Zoning in Greenwich: Part III
Beyond Greenwich’s borders, these debates have attracted attention from the national media, from the Wall Street Journal to PBS NewsHour to The New York Times. An issue that inspires such controversy and strong feelings warrants not just debate, but a rigorous exploration of history. This history reveals that Greenwich’s residential development was not merely the accident of individuals’ choices in the aggregate, but the product of conscious public policy decisions.
In Part I of this three-part series, I provided context for why we should care about zoning reform in Greenwich. In Part II, I dove into the history of our zoning regulations and how they have shaped Greenwich’s development. In Part III, I make the case for concrete action to improve our zoning code and our community.
Where To Go From Here
Following nationwide protests against racial injustice, advocates and policymakers have brought renewed attention to zoning in Greenwich and other towns with even more exclusionary restrictions. In particular, Desegregate Connecticut—a group with which I volunteer but do not purport to represent—began raising awareness and calling for state legislative action to reform the state’s Zoning Enabling Act. Even though the group’s proposals are quite modest—Greenwich already complies with or is in near-compliance with the most controversial of these—the suggestion that the State in any way tweak the manner in which it delegates zoning authority to towns has provoked vocal outcry.
Regardless of one’s feelings about state action, the imperative to reform our zoning laws remains the same. The best argument Greenwich could make against the need for state intervention would be to take proactive measures to undo over 60 years of policymaking that has made multifamily housing more difficult to build in Greenwich, shutting out potential residents from town and shunting low and moderate income households into a shrinking portion of the Town’s land: 1.9% of which allows multifamily housing and 80% of which requires a minimum lot size above 40,000 square feet (for context, conservative legal scholar Robert Ellickson classifies 20,000 square foot lots as “large lot” zoning).

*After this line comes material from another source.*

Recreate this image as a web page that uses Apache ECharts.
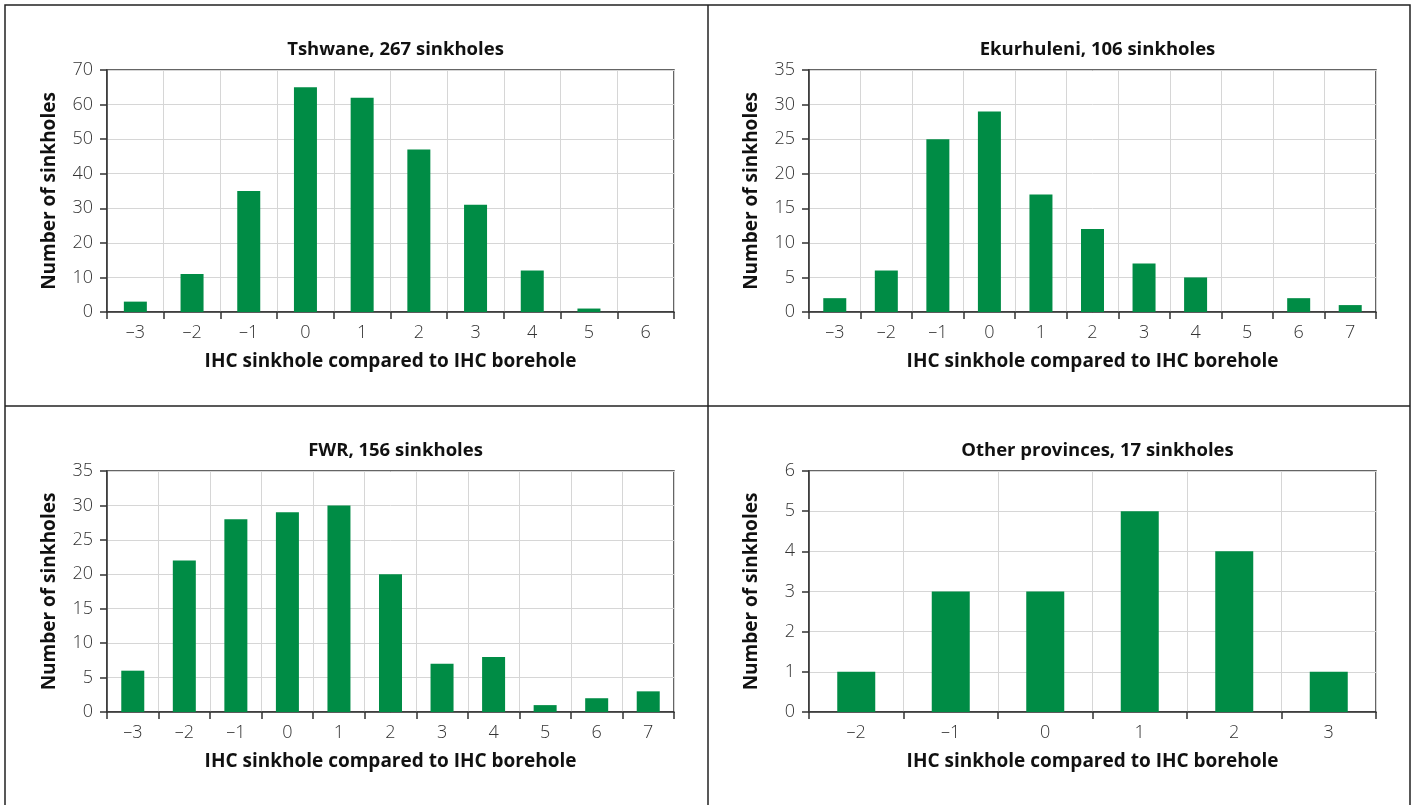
<!DOCTYPE html>
<html>
<head>
<meta charset="utf-8">
<script src="https://cdn.jsdelivr.net/npm/echarts@6/dist/echarts.min.js"></script>
<style>
html,body{margin:0;padding:0;background:#fff;}
#chart{width:1415px;height:805px;}
</style>
</head>
<body>
<div id="chart"></div>
<script>
const titles = ['Tshwane, 267 sinkholes', 'Ekurhuleni, 106 sinkholes', 'FWR, 156 sinkholes', 'Other provinces, 17 sinkholes'];
const catsTshwane = ['–3', '–2', '–1', '0', '1', '2', '3', '4', '5', '6'];
const catsEkurhuleni = ['–3', '–2', '–1', '0', '1', '2', '3', '4', '5', '6', '7'];
const catsFWR = ['–3', '–2', '–1', '0', '1', '2', '3', '4', '5', '6', '7'];
const catsOther = ['–2', '–1', '0', '1', '2', '3'];
const valsTshwane = [3, 11, 35, 65, 62, 47, 31, 12, 1, 0];
const valsEkurhuleni = [2, 6, 25, 29, 17, 12, 7, 5, 0, 2, 1];
const valsFWR = [6, 22, 28, 29, 30, 20, 7, 8, 1, 2, 3];
const valsOther = [1, 3, 3, 5, 4, 1];
const yMax = [70, 35, 35, 6];
const yStep = [10, 5, 5, 1];
const xAxisTitle = 'IHC sinkhole compared to IHC borehole';
const yAxisTitle = 'Number of sinkholes';

const cats = [catsTshwane, catsEkurhuleni, catsFWR, catsOther];
const vals = [valsTshwane, valsEkurhuleni, valsFWR, valsOther];

const GREEN = '#008c45';
const AXIS = '#333';
const GRIDC = '#d6d6d6';
const FONT = '"Open Sans", "Noto Sans", sans-serif';

const grids = [
  {left: 107, top: 70, width: 567, height: 242},
  {left: 809, top: 70, width: 567, height: 242},
  {left: 107, top: 471, width: 567, height: 241},
  {left: 809, top: 471, width: 567, height: 241}
];
const barW = [23, 23, 23, 38];

const option = {
  animation: false,
  backgroundColor: '#fff',
  title: grids.map((g, i) => ({
    text: titles[i],
    left: g.left + g.width / 2,
    top: g.top - 35,
    textAlign: 'center',
    textStyle: {fontFamily: FONT, fontWeight: 'bold', fontSize: 18.5, color: '#111'}
  })),
  grid: grids.map(g => Object.assign({show: true, borderColor: AXIS, borderWidth: 1.5, backgroundColor: 'transparent'}, g)),
  xAxis: cats.map((c, i) => ({
    type: 'category',
    gridIndex: i,
    data: c,
    boundaryGap: true,
    name: xAxisTitle,
    nameLocation: 'middle',
    nameGap: 40,
    nameTextStyle: {fontFamily: FONT, fontWeight: 'bold', fontSize: 19, color: '#111'},
    axisLine: {show: true, lineStyle: {color: AXIS, width: 1.5}},
    axisTick: {show: true, length: 7, inside: false, lineStyle: {color: AXIS, width: 1.5}},
    axisLabel: {fontFamily: FONT, fontWeight: 300, fontSize: 18, color: '#333', margin: 12},
    splitLine: {show: true, lineStyle: {color: GRIDC, width: 1}}
  })),
  yAxis: yMax.map((m, i) => ({
    type: 'value',
    gridIndex: i,
    min: 0,
    max: m,
    interval: yStep[i],
    name: yAxisTitle,
    nameLocation: 'middle',
    nameGap: 48,
    nameTextStyle: {fontFamily: FONT, fontWeight: 'bold', fontSize: 19, color: '#111'},
    axisLine: {show: true, lineStyle: {color: AXIS, width: 1.5}},
    axisTick: {show: true, length: 7, inside: false, lineStyle: {color: AXIS, width: 1.5}},
    axisLabel: {fontFamily: FONT, fontWeight: 300, fontSize: 18, color: '#333', margin: 14},
    splitLine: {show: true, lineStyle: {color: GRIDC, width: 1}}
  })),
  series: vals.map((v, i) => ({
    type: 'bar',
    xAxisIndex: i,
    yAxisIndex: i,
    data: v,
    barWidth: barW[i],
    itemStyle: {color: GREEN},
    z: 3
  })),
  graphic: [
    {type: 'rect', shape: {x: 5, y: 5, width: 1405, height: 810}, style: {fill: 'none', stroke: '#222', lineWidth: 1.5}, silent: true},
    {type: 'line', shape: {x1: 708, y1: 5, x2: 708, y2: 810}, style: {stroke: '#222', lineWidth: 1.5}, silent: true},
    {type: 'line', shape: {x1: 5, y1: 406, x2: 1410, y2: 406}, style: {stroke: '#222', lineWidth: 1.5}, silent: true}
  ]
};

const chart = echarts.init(document.getElementById('chart'), null, {renderer: 'canvas'});
chart.setOption(option);
</script>
</body>
</html>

This view is not an outlier—Greenwich’s Plan of Conservation and Development calls for housing that is more affordable and housing for an aging population, both of which point toward the need for more multifamily development.
Further, the Plan puts forth admirable goals to incentivize affordable and moderate-income housing and to encourage adaptive re-use of existing structures for multifamily development. This language echoes similarly pro-development goals in previous POCDs. Even strident opponents of state-level reforms—including Greenwich pubic officials—have touted the need for more residential development in public forums on the topic.
But unfortunately, this abstract goal has not translated into practice. Instead, the voices aligned against development have shouted down most actual proposals for new multifamily developments and changed the rules to ensure less housing gets built going forward. Despite the well-documented benefits of new development for equity, economic development, and environmental sustainability, concentrated opposition tends to prevail because those benefits are diffuse among existing and potential future residents.
We shouldn’t need state intervention to get our affairs in order.
Even if such legislation passes, Greenwich should go much further and adopt the following reforms:
- Substantially increase the allowable density of residential units in the General Business, local Business, Multifamily, and R-6 zones.
- Allow up to four-unit residences in the R-7, R-12, and R-20 zones
- Allow duplexes on most or all lots zoned for single-family homes, as several other suburban and rural Connecticut towns already do.
- Reduce minimum lot sizes in one-acre, two-acre, and four-acre zones by half or more.
- Lift owner-occupancy restrictions on accessory dwelling units, which needlessly dampen the development of this affordable housing type.
Greenwich can open up housing opportunities, decrease residential segregation, and spark economic development—all at zero cost. If Greenwich’s leaders are serious when they champion the virtues of local control, they must undo decades of failed regulations and restore policies that allowed Greenwich to flourish in the first place.
Nicholas Abbott is a Greenwich resident, a Harvard Law School student, and the American Planning Association’s Daniel J. Curtin fellow.